The use of concrete-filled double skin tubular (CFDST) cross-sections for compression members has become increasingly popular in construction. A recently proposed innovative form of CFDST cross-section, ultilising stainless steel for the outer tube, offers the combined advantages of the composite action seen in CFDST member alongside the durability and ductility associated with stainless steel. CFDST sections with stainless steel outer tubes, for which there are currently little experimental data, are the focus of the present study. A comprehensive experimental and numerical investigation into the compressive behaviour of CFDST sections with square stainless steel outer tubes is presented in this paper. A total of 19 specimens was tested under uniform axial compression, and the test observations are fully reported. The ultimate loads, load-displacement curves and failure modes from the tests were used for the validation of finite element (FE) models. Parametric finite element analyses were then performed.
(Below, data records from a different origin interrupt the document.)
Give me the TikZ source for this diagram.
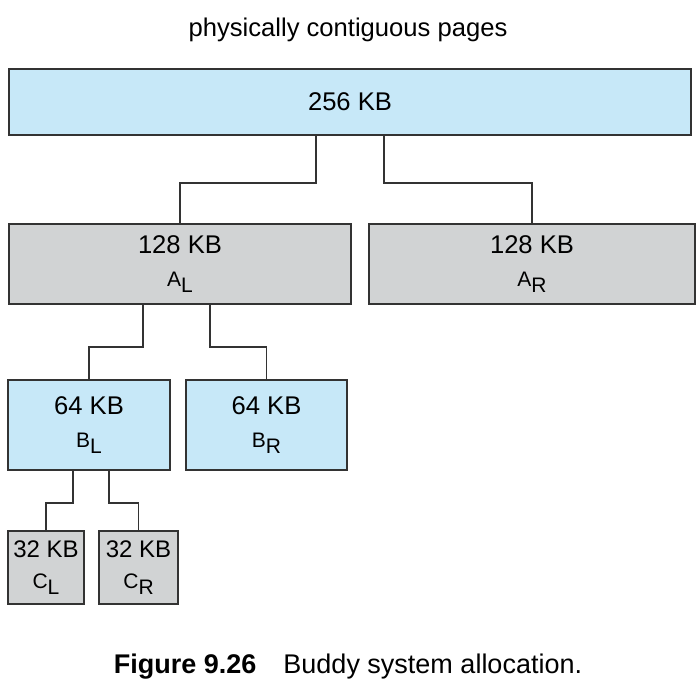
\documentclass[tikz,border=0pt]{standalone}
\usepackage{fontspec}
\setmainfont{Liberation Sans}

\definecolor{blockblue}{RGB}{199,232,248}
\definecolor{blockgray}{RGB}{209,211,212}
\definecolor{edgegray}{RGB}{51,51,51}

\newcommand{\half}[2]{{\fontsize{10.5}{12}\selectfont #1\raisebox{-0.6ex}{#2}}}

\tikzset{
  block/.style={draw=edgegray, line width=0.8pt, inner sep=0pt, align=center, font=\fontsize{12.8}{14}\selectfont},
  blueblock/.style={block, fill=blockblue},
  grayblock/.style={block, fill=blockgray},
  smallblock/.style={grayblock, font=\fontsize{12}{13.5}\selectfont},
  link/.style={draw=edgegray, line width=0.8pt}
}

\begin{document}
\begin{tikzpicture}[x=0.5pt, y=-0.5pt]
\useasboundingbox (0,0) rectangle (700,691);

\node (title) at (348,30) {\fontsize{12.8}{14}\selectfont physically contiguous pages};

\node[blueblock, minimum width=341pt, minimum height=33pt] (whole) at (350,102) {256 KB};

\node[grayblock, minimum width=171pt, minimum height=40pt] (AL) at (180,264) {128 KB\\[2.5pt]\half{A}{L}};
\node[grayblock, minimum width=163pt, minimum height=40pt] (AR) at (532,264) {128 KB\\[2.5pt]\half{A}{R}};

\node[blueblock, minimum width=81pt, minimum height=45pt] (BL) at (89,425) {64 KB\\[2.5pt]\half{B}{L}};
\node[blueblock, minimum width=80.5pt, minimum height=45pt] (BR) at (266.5,425) {64 KB\\[2.5pt]\half{B}{R}};

\node[smallblock, minimum width=38pt, minimum height=36.5pt] (CL) at (46,567.5) {32 KB\\[2pt]\half{C}{L}};
\node[smallblock, minimum width=39.5pt, minimum height=36.5pt] (CR) at (138.5,567.5) {32 KB\\[2pt]\half{C}{R}};

% splits
\draw[link] ([xshift=-17pt]whole.south) -- ++(0,47) -| (AL.north);
\draw[link] ([xshift=17pt]whole.south) -- ++(0,47) -| (AR.north);

\draw[link] ([xshift=-18.5pt]AL.south) -- ++(0,42) -| (BL.north);
\draw[link] ([xshift=15pt]AL.south) -- ++(0,42) -| (BR.north);

\draw[link] ([xshift=-8pt]BL.south) -- ++(0,32) -| (CL.north);
\draw[link] ([xshift=10pt]BL.south) -- ++(0,32) -| (CR.north);

\node (caption) at (348,667) {\fontsize{13.5}{15}\selectfont\textbf{Figure 9.26}\hspace{1em}Buddy system allocation.};
\end{tikzpicture}
\end{document}
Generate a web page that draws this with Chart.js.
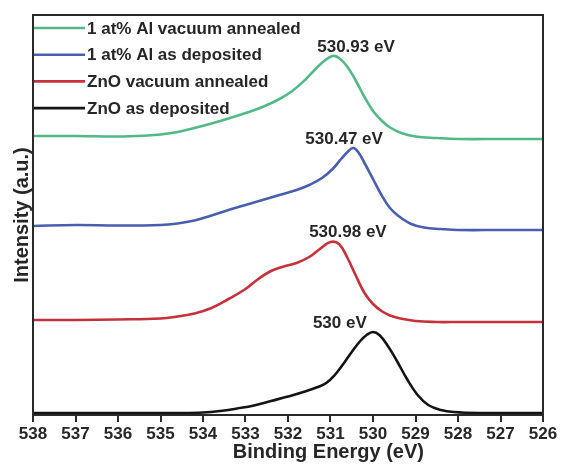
<!DOCTYPE html>
<html>
<head>
<meta charset="utf-8">
<script src="https://cdn.jsdelivr.net/npm/chart.js@4/dist/chart.umd.min.js"></script>
<style>
  html, body { margin: 0; padding: 0; background: #fff; }
  #wrap { width: 562px; height: 471px; position: relative; }
</style>
</head>
<body>
<div id="wrap"><canvas id="c" width="562" height="471"></canvas></div>
<script>
// ---- Data (binding energy in eV, intensity in arbitrary units, stacked offsets as in the figure) ----
const xTicks = [538, 537, 536, 535, 534, 533, 532, 531, 530, 529, 528, 527, 526];

const seriesLabels = ['1 at% Al vacuum annealed', '1 at% Al as deposited', 'ZnO vacuum annealed', 'ZnO as deposited'];

const alAnnealedE = [538, 537, 536, 535.3, 535, 534.6, 534.2, 533.8, 533.4, 533, 532.6, 532.2, 531.9, 531.6, 531.35, 531.15, 530.95, 530.8, 530.6, 530.4, 530.2, 530.0, 529.8, 529.6, 529.3, 529.0, 528.5, 528, 527, 526];
const alAnnealedI = [279, 279, 278.5, 279.5, 280.5, 283, 287, 291.5, 296.5, 302, 308, 316, 324, 335, 346, 354, 359, 357, 348, 334, 318, 304, 294.5, 287.5, 281.5, 278.5, 277, 276, 276, 276];

const alDepE = [538, 537, 536, 535, 534.6, 534.2, 533.8, 533.4, 533, 532.6, 532.2, 531.8, 531.5, 531.2, 530.95, 530.75, 530.6, 530.47, 530.35, 530.2, 530.0, 529.8, 529.6, 529.4, 529.1, 528.8, 528.4, 528, 527, 526];
const alDepI = [189, 190, 189.5, 190, 191.5, 194.5, 199.5, 205, 210, 215, 220, 225, 230, 237, 246, 256, 263, 267, 263, 252, 236, 220, 207, 199, 191, 187.5, 186, 185, 185, 185];

const znoAnnealedE = [538, 537, 536, 535, 534.6, 534.2, 533.8, 533.4, 533.0, 532.7, 532.4, 532.1, 531.8, 531.5, 531.25, 531.0, 530.8, 530.6, 530.4, 530.2, 530.0, 529.8, 529.6, 529.4, 529.0, 528.5, 528, 527, 526];
const znoAnnealedI = [95, 95, 95.5, 96.5, 98.5, 101.5, 107, 116, 126, 136, 144, 148.5, 152, 158, 166, 173, 171, 157, 139, 122, 111, 104, 99.5, 97, 94, 93, 93, 93, 93];

const znoDepE = [538, 536, 534.5, 534, 533.6, 533.2, 532.8, 532.4, 532, 531.6, 531.3, 531.1, 530.9, 530.7, 530.5, 530.3, 530.15, 530.0, 529.85, 529.65, 529.45, 529.2, 528.95, 528.7, 528.4, 528.1, 527.5, 526];
const znoDepI = [2, 2, 2, 2.5, 4, 6.5, 9.5, 14, 18.5, 23.5, 28, 32, 40, 51, 63, 74, 80, 83, 80, 69, 55, 36, 20, 10, 5, 3, 2, 2];

const peakTexts = ['530.93 eV', '530.47 eV', '530.98 eV', '530 eV'];
const peakI = [359, 267, 174, 83];
const peakTextE = [530.40, 530.68, 530.59, 530.78];

// ---- Styles ----
const colors = ['#52b986', '#4a5eb0', '#c5313a', '#141414'];
const textColor = '#262626';
const FONT = '"Liberation Sans", Arial, Helvetica, sans-serif';

function toPts(xs, ys) { return xs.map((x, i) => ({ x: x, y: ys[i] })); }

const dataArrays = [
  [alAnnealedE, alAnnealedI],
  [alDepE, alDepI],
  [znoAnnealedE, znoAnnealedI],
  [znoDepE, znoDepI]
];

const datasets = dataArrays.map((d, i) => ({
  label: seriesLabels[i],
  data: toPts(d[0], d[1]),
  borderColor: colors[i],
  backgroundColor: colors[i],
  borderWidth: 2.6,
  pointRadius: 0,
  tension: 0.4,
  fill: false
}));

const decor = {
  id: 'decor',
  afterDatasetsDraw(chart) {
    const ctx = chart.ctx;
    const a = chart.chartArea;
    const xs = chart.scales.x, ys = chart.scales.y;
    ctx.save();
    // frame
    ctx.strokeStyle = '#2a2a2a';
    ctx.lineWidth = 2;
    ctx.strokeRect(a.left, a.top, a.right - a.left, a.bottom - a.top);

    // legend (inside plot, top-left)
    ctx.font = 'bold 17px ' + FONT;
    ctx.textBaseline = 'middle';
    ctx.textAlign = 'left';
    chart.data.datasets.forEach((ds, i) => {
      const y = a.top + 13 + i * 26.7;
      ctx.strokeStyle = ds.borderColor;
      ctx.lineWidth = 2.6;
      ctx.beginPath();
      ctx.moveTo(a.left + 1, y);
      ctx.lineTo(a.left + 52, y);
      ctx.stroke();
      ctx.fillStyle = textColor;
      ctx.fillText(ds.label, a.left + 54, y + 1);
    });

    // peak annotations
    ctx.font = 'bold 17px ' + FONT;
    ctx.textAlign = 'center';
    ctx.textBaseline = 'middle';
    ctx.fillStyle = textColor;
    peakTexts.forEach((t, i) => {
      const px = xs.getPixelForValue(peakTextE[i]);
      const py = ys.getPixelForValue(peakI[i]) - 9;
      ctx.fillText(t, px, py);
    });

    // axis titles
    ctx.font = 'bold 20px ' + FONT;
    ctx.textAlign = 'center';
    ctx.textBaseline = 'middle';
    ctx.fillText('Binding Energy (eV)', xs.getPixelForValue(531.05), 452);
    ctx.save();
    ctx.translate(22, (a.top + a.bottom) / 2);
    ctx.rotate(-Math.PI / 2);
    ctx.fillText('Intensity (a.u.)', 0, 0);
    ctx.restore();
    ctx.restore();
  }
};

new Chart(document.getElementById('c'), {
  type: 'line',
  data: { datasets: datasets },
  options: {
    responsive: false,
    animation: false,
    events: [],
    layout: { padding: { top: 15, right: 19, left: 0, bottom: 0 } },
    plugins: { legend: { display: false }, tooltip: { enabled: false }, title: { display: false } },
    scales: {
      x: {
        type: 'linear',
        reverse: true,
        min: 526,
        max: 538,
        afterBuildTicks: (s) => { s.ticks = xTicks.map(v => ({ value: v })); },
        afterFit: (s) => { s.height = 56; },
        ticks: {
          color: textColor,
          font: { family: FONT, size: 17, weight: 'bold' },
          padding: 2,
          maxRotation: 0,
          autoSkip: false,
          callback: (v) => String(v)
        },
        grid: { display: true, drawOnChartArea: false, drawTicks: true, tickLength: 7, color: '#2a2a2a', lineWidth: 2 },
        border: { display: true, color: '#2a2a2a', width: 2 },
        title: { display: false }
      },
      y: {
        type: 'linear',
        min: 0,
        max: 400,
        afterFit: (s) => { s.width = 33; },
        ticks: { display: false },
        grid: { display: false },
        border: { display: true, color: '#2a2a2a', width: 2 },
        title: { display: false }
      }
    }
  },
  plugins: [decor]
});
</script>
</body>
</html>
The combined set of experimentally and numerically derived data was employed to assess the applicability of the existing European, Australian and American design provisions for composite carbon steel members to the design of the studied CFDST cross-sections. Overall, the existing design rules are shown to provide generally safe-sided (less so for the higher concrete grades) but rather scattered capacity predictions. Modifications to the current design codes are also considered—a higher buckling coefficient k of 10.67 to consider the beneficial restraining effect of the concrete on the local buckling of the stainless steel outer tubes, as well as a reduction factor η to reflect the reduced relative effectiveness of higher concrete grades. Overall, the comparisons demonstrated that improved accuracy and consistency were achieved when the modified design rules were applied.